A Guatemalan court ordered the conditional release of journalist José Rubén Zamora, founder of now defunct Guatemalan newspaper el Periódico, in a trumped-up charge of money laundering. However, Zamora, who has been detained since July 2022, is not permitted to leave the military barracks in Guatemala city until another case of obstruction-of-justice has been decided by the court.
The decision of conditional release on 15 May 2024 came after the judges noted that they could no longer see reason to keep Mr Zamora behind bars, noting that he was “not considered a flight risk or a threat to the investigation”. Zamora, who has been behind bars for nearly two years under different charges said during his trial on Wednesday, “During my entire life I have been the victim of attacks, abductions, aggressions for the work that I do.”

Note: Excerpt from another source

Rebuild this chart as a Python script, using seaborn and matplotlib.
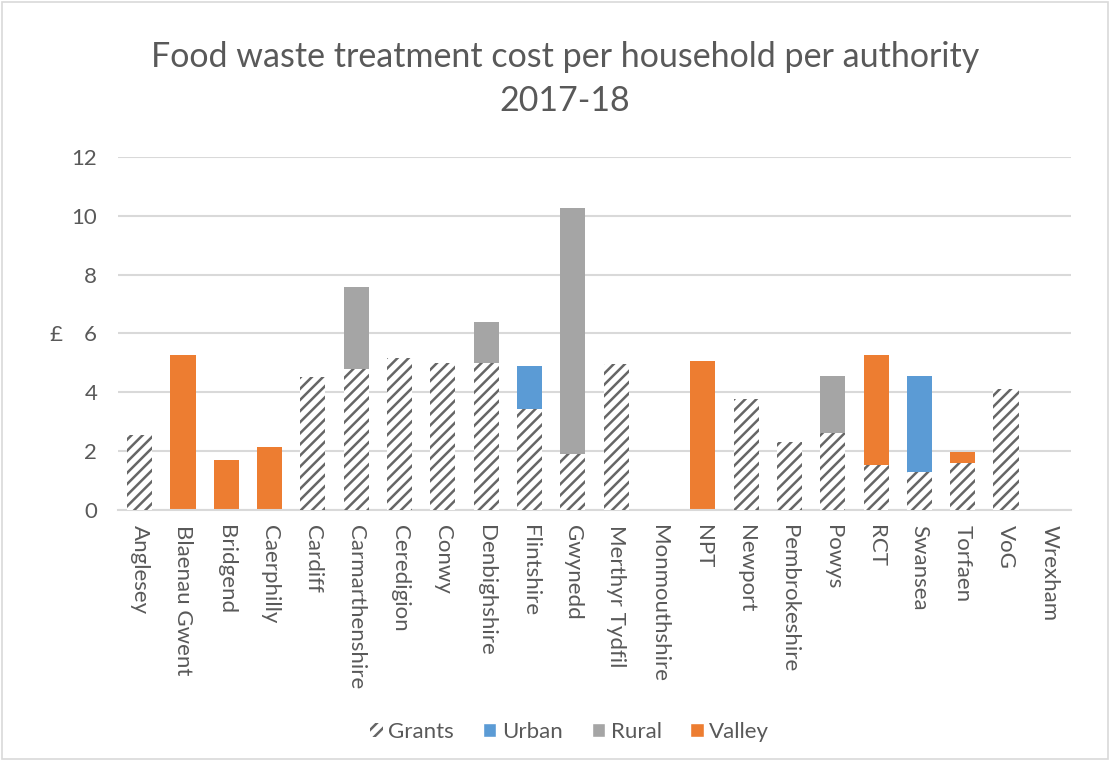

Zamora’s sentencing in the money laundering case last year, one which was littered with gross irregularities and abuse of process by the authorities on politically motivated charges, came on top of multiple other charges of blackmail and influence-peddling, for which he had been acquitted.
The spate of charges against the journalist demonstrates the establishment’s pointed efforts to silence criticism, which succeeded when el Periódico was forced to shut down in May last year after a decades-long campaign by successive governments to silence the investigative reporting for which Mr. Zamora and his newspaper are known for.
While we welcome Mr. Zamora’s conditional release in the money laundering case as a big step forward, we call on Guatemalan judicial authorities to deliver timely justice in the other pending case against him so that the journalist can walk home free and Guatemalan citizens’ faith in rule of law and the independence of media is re-instilled.